En "Altamira" todo suena a telefilme británico, pero no. Porque no son iguales los telefilmes británicos, españoles, chinos o estadounidense. Aquí, asumiendo que lo sea también "Carros de fuego", probablemente la película más comercial de Hugh Hudson, se trata de contar la historia de Marcelino Sanz de Sautuola (Antonio Banderas) que descubre las cuevas de Altamira a mediados del XIX con su hija pequeña y su lucha contra los poderes establecidos, es decir, la religión, para demostrar que el mundo, como enseñan esos retazos pintados de pre-humanidad, no se creó cuando a Dios se le apeteció que se le apeteciese apetecérsele. Al pensar en el cineasta británico no queda más que añorar esa extraordinaria película, ya olvidada, que se llama "Greystoke" y donde, por una vez y quizá arrastrado por el salvajismo del personaje protagonista, Hudson se desmelenaba y conseguía un filme apasionado, desgarrador, casi único.

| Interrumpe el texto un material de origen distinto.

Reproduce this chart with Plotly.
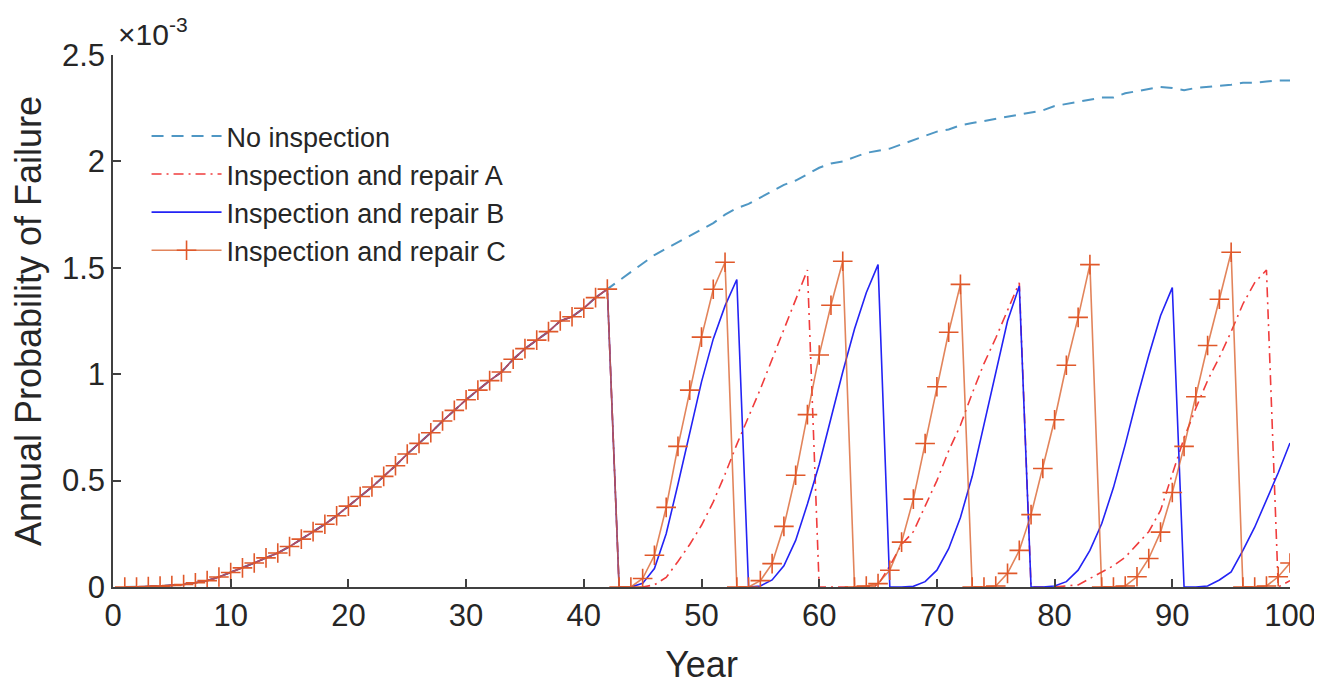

No ocurre con "Altamira", que solo consigue un correcto papel divulgador-light de esa labor incansable, eterna, que para sí se guarda la religión: aniquilar, primero; renegar, después; y, finalmente, siglos más tarde, pedir perdón por su error; ante cualquier avance científico que ataque sus creencias. Es interesante esa perspectiva de la película, aún en su inocencia, ya que la pelea de Banderas, tan forzado como en cualquiera de sus películas, se centra ahí. El resto, los conflictos familiares, la ambientación, la dirección o la música de Mark Knopfler no pasan de esas correcciones habituales y chirrían en muchísimos planos. Hay que guardarse de "Altamira" su reivindicación de la ciencia y el recuerdo de que no cuesta nada entender en perspectiva la importancia de ese descubrimiento, fuera de los turisteos, debates políticos o selfies a los que se le asocian en la actualidad.